A assistente … teve já oportunidade de afirmar que responsabiliza … os arguidos por, além de mais, nada terem feito para repor a legalidade, permitindo, nomeadamente, que L... , proprietário do Lote D, tenha construções parcialmente a ocupar espaço natural de protecção II, o que lhe permitiu aumentar a área de implementação de 10.786 m2 para 18.723 m2.

Ora, no TAF de Coimbra, encontra-se a correr termos a Acção Administrativa Especial, de pretensão conexa com actos administrativos, nº 156/10.4BECBR, proposta pelo MP, no qual … pede a declaração de nulidade, além do mais, do Despacho do Presidente da Câmara Municipal da (...) , de 12.03.2004 (que aprovou a 2ª alteração ao alvará de loteamento … alegando … que todos os lotes deste loteamento incluem áreas fora dos espaços urbanos, pois que abrangem algumas áreas classificadas como espaço natural e de protecção de grau II e, bem assim, que, nas áreas dos lotes que extravasam as áreas urbanas previstas no PDM da (...) , não se poderá aplicar o estabelecido no artigo 18.º, n.º 2, al. b), do Regulamento do citado PDM …

Quando citado, o Município da (...) , veio contestar, sustentando … que o PDM da (...) não interdita a realização de operações de loteamento em espaço natural de protecção II … que, se alguma irregularidade pode ser assacada, ela resulta do erro material na representação cartográfica do espaço periurbano I o que dará lugar a uma alteração do plano … e que, com a entrada cm vigor do DL nº 166/2008, de 22-08, passaram a ser permitidas operações de loteamento em solo REN, motivo pela qual a anulação dos actos impugnados nenhuma utilidade terá, pois a situação existente nesta data conforma-se com a legislação vigente …

Neste conspecto, embora não existindo uma perfeita sobreposição entre toda a factualidade a ser discutida em audiência de julgamento do vertente processo penal e aquela outra em análise no processo de pendor administrativo … só se poderão afirmar as ilegalidades supra enunciadas caso o tribunal competente em razão da matéria (TAF), no âmbito do Processo nº 156/10.4BECBR, decida nesse sentido; não estando o tribunal de matriz criminal vinculado à sentença que ali venha a ser proferida, não menos vero se dirá que, dada a especificidade da matéria controvertida, uma decisão que venha a ser tomada no sentido da contestação do município da (...) … dará respaldo à linha estruturante oferecida pela defesa neste julgamento (e a que já foi, de alguma forma sensível, o revogado despacho de não pronúncia).

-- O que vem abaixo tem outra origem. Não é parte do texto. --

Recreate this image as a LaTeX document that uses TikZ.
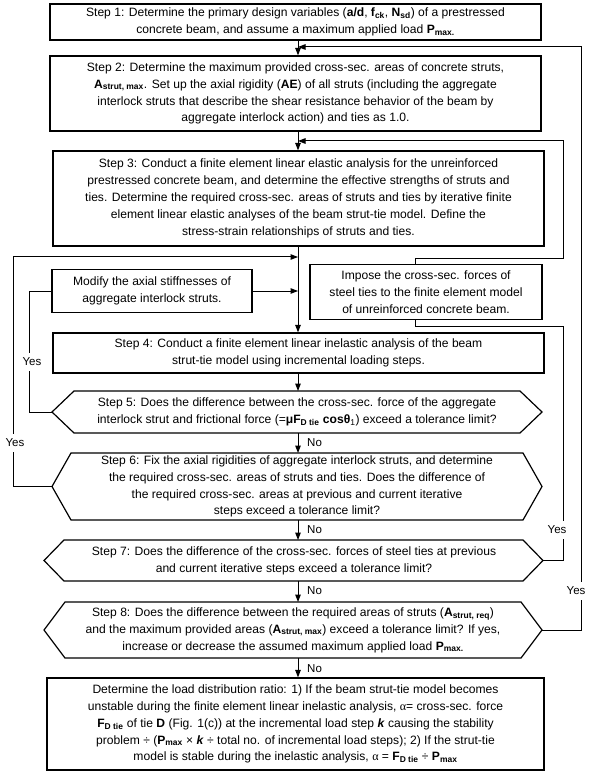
\documentclass[tikz,border=0pt]{standalone}
\usepackage{fontspec}
\setmainfont{Liberation Sans}
\newfontfamily\serifalpha{Liberation Serif}
\usetikzlibrary{arrows.meta,calc}
\newcommand{\bsub}[2]{\textbf{#1\textsubscript{#2}}}
\newcommand{\alp}{{\serifalpha α}}
\begin{document}
\begin{tikzpicture}[x=1pt,y=-1pt,
  txt/.style={inner sep=0pt, align=center, font=\fontsize{12.1}{16.9}\selectfont},
  stepbox/.style={txt, draw, line width=1.2pt},
  hexline/.style={line width=1.2pt, line join=miter},
  conn/.style={line width=1pt},
  arr/.style={conn, -{Triangle[length=7.5pt,width=5.5pt]}},
  lbl/.style={font=\fontsize{11.5}{13}\selectfont, inner sep=1pt},
  gaplbl/.style={lbl, fill=white, inner ysep=5pt}]
\useasboundingbox (0,0) rectangle (600,775);
\coordinate (mx) at (298,0);

% Step 1
\node[stepbox, minimum width=491, minimum height=36] (s1) at (295.5,22)
 {Step 1: Determine the primary design variables (\textbf{a/d}, \bsub{f}{ck}, \bsub{N}{sd}) of a prestressed\\
  concrete beam, and assume a maximum applied load \bsub{P}{max.}};
% Step 2
\node[stepbox, minimum width=491, minimum height=75] (s2) at (295.5,93.5)
 {Step 2: Determine the maximum provided cross-sec. areas of concrete struts,\\
  \bsub{A}{strut, max}. Set up the axial rigidity (\textbf{AE}) of all struts (including the aggregate\\
  interlock struts that describe the shear resistance behavior of the beam by\\
  aggregate interlock action) and ties as 1.0.};
% Step 3
\node[stepbox, minimum width=491, minimum height=95] (s3) at (298.5,198.5)
 {Step 3: Conduct a finite element linear elastic analysis for the unreinforced\\
  prestressed concrete beam, and determine the effective strengths of struts and\\
  ties. Determine the required cross-sec. areas of struts and ties by iterative finite\\
  element linear elastic analyses of the beam strut-tie model. Define the\\
  stress-strain relationships of struts and ties.};
% Modify
\node[stepbox, minimum width=200, minimum height=43] (mod) at (152,291)
 {Modify the axial stiffnesses of\\ aggregate interlock struts.};
% Impose
\node[stepbox, minimum width=232, minimum height=55] (imp) at (426,292)
 {Impose the cross-sec. forces of\\ steel ties to the finite element model\\ of unreinforced concrete beam.};
% Step 4
\node[stepbox, minimum width=491, minimum height=40] (s4) at (298.5,353)
 {Step 4: Conduct a finite element linear inelastic analysis of the beam\\
  strut-tie model using incremental loading steps.};
% Step 5
\node[txt] (s5) at (297,412)
 {Step 5: Does the difference between the cross-sec. force of the aggregate\\
  interlock strut and frictional force (=\textbf{μF\textsubscript{D tie} cosθ}\textsubscript{1}) exceed a tolerance limit?};
\draw[hexline] (74,391) -- (520,391) -- (542,412) -- (520,433) -- (74,433) -- (52,412) -- cycle;
\coordinate (s5L) at (52,412); \coordinate (s5T) at (298,391); \coordinate (s5B) at (298,433);
% Step 6
\node[txt] (s6) at (297,486.5)
 {Step 6: Fix the axial rigidities of aggregate interlock struts, and determine\\
  the required cross-sec. areas of struts and ties. Does the difference of\\
  the required cross-sec. areas at previous and current iterative\\
  steps exceed a tolerance limit?};
\draw[hexline] (71,453) -- (523,453) -- (542,486.5) -- (523,520) -- (71,520) -- (52,486.5) -- cycle;
\coordinate (s6L) at (52,486.5); \coordinate (s6T) at (298,453); \coordinate (s6B) at (298,520);
% Step 7
\node[txt] (s7) at (294,560.5)
 {Step 7: Does the difference of the cross-sec. forces of steel ties at previous\\
  and current iterative steps exceed a tolerance limit?};
\draw[hexline] (64,540) -- (523,540) -- (543,560.5) -- (523,581) -- (64,581) -- (44,560.5) -- cycle;
\coordinate (s7R) at (543,560.5); \coordinate (s7T) at (298,540); \coordinate (s7B) at (298,581);
% Step 8
\node[txt] (s8) at (293,630)
 {Step 8: Does the difference between the required areas of struts (\bsub{A}{strut, req})\\
  and the maximum provided areas (\bsub{A}{strut, max}) exceed a tolerance limit? If yes,\\
  increase or decrease the assumed maximum applied load \bsub{P}{max.}};
\draw[hexline] (65,602) -- (521,602) -- (542,630) -- (521,658) -- (65,658) -- (44,630) -- cycle;
\coordinate (s8R) at (542,630); \coordinate (s8T) at (298,602); \coordinate (s8B) at (298,658);
% Final
\node[stepbox, minimum width=497, minimum height=92] (fin) at (295.5,724)
 {Determine the load distribution ratio: 1) If the beam strut-tie model becomes\\
  unstable during the finite element linear inelastic analysis, \alp= cross-sec. force\\
  \bsub{F}{D tie} of tie \textbf{D} (Fig. 1(c)) at the incremental load step \textbf{\textit{k}} causing the stability\\
  problem ÷ (\bsub{P}{max} × \textbf{\textit{k}} ÷ total no. of incremental load steps); 2) If the strut-tie\\
  model is stable during the inelastic analysis, \alp{} = \bsub{F}{D tie} ÷ \bsub{P}{max}};

% main flow
\draw[arr] (s1.south -| mx) -- (s2.north -| mx);
\draw[arr] (s2.south -| mx) -- (s3.north -| mx);
\draw[arr] (s3.south -| mx) -- (s4.north -| mx);
\draw[arr] (s4.south -| mx) -- (s5T);
\draw[arr] (s5B) -- (s6T);
\draw[arr] (s6B) -- (s7T);
\draw[arr] (s7B) -- (s8T);
\draw[arr] (s8B) -- (fin.north -| mx);
\node[lbl, anchor=west] at (306,443) {No};
\node[lbl, anchor=west] at (306,530) {No};
\node[lbl, anchor=west] at (306,591) {No};
\node[lbl, anchor=west] at (306,669) {No};

% Modify -> main
\draw[arr] (mod.east) -- (mod.east -| mx);
% Step 5 yes -> Modify
\coordinate (c5) at (29,291);
\draw[conn] (s5L) -| (c5) -- (mod.west);
\node[gaplbl] at (32,362) {Yes};
% Step 6 yes -> loop
\coordinate (c6) at (13,257);
\coordinate (j6) at (298,257);
\draw[arr] (s6L) -| (c6) -- (j6);
\node[gaplbl] at (15,443) {Yes};
% Impose top -> between step 2 and 3
\coordinate (r1) at (415,259); \coordinate (r2) at (563,259);
\coordinate (r3) at (563,141); \coordinate (j2) at (298,141);
\draw[arr] (imp.north -| r1) -- (r1) -- (r2) -- (r3) -- (j2);
% Step 7 yes -> Impose bottom
\coordinate (r4) at (563,326); \coordinate (r5) at (415,326);
\draw[conn] (s7R) -| (r4) -- (r5) -- (imp.south -| r5);
\node[gaplbl] at (557,530) {Yes};
% Step 8 yes -> top
\coordinate (r6) at (581,47); \coordinate (j0) at (298,47);
\draw[arr] (s8R) -| (r6) -- (j0);
\node[gaplbl] at (576,591) {Yes};
\end{tikzpicture}
\end{document}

A Secção Criminal da (...) não está, com o devido respeito, capacitada, neste julgamento, por questões que se prendem com a complexidade e profundidade das matérias administrativas em discussão, para, já na pendência do mesmo, poder asseverar, v.g., que uma eventual revisão do PDM não poderá resolver as desconformidades das áreas controvertidas ou que alterações legislativas de 2008 e demais instrumentos legislativos (RJEU) não permitem a regularização com efeitos retroactivos de construções alegadamente atentatórias da área REN.

É que por aqui passa … a pedra de toque da defesa, no escopo de afastar uma actuação dolosa.

Trata-se de uma questão de natureza prévia, que contende com a boa decisão da causa, e que pressupõe o julgamento da questão não penal em foro próprio …»;

- por despacho de 6-5-2016, proferido no decurso da audiência, foi decidido existir causa prejudicial que não podia ser decidida no âmbito do processo e foi determinada a suspensão da instância por seis meses, prazo extensível até um ano, nos seguintes termos:

«… A assistente … opôs-se a tal suspensão … designadamente pelo circunstância dos factos objectivos descritos na pronúncia que apontam para o crime de abuso de poder extrapolarem, manifestamente, os que estão a ser discutidos na Acção Administrativa Especial …

Por sua vez, também ambos arguidos se opuseram …

O art.º 7º do Código de Processo Penal estabelece o principio da suficiência do processo penal …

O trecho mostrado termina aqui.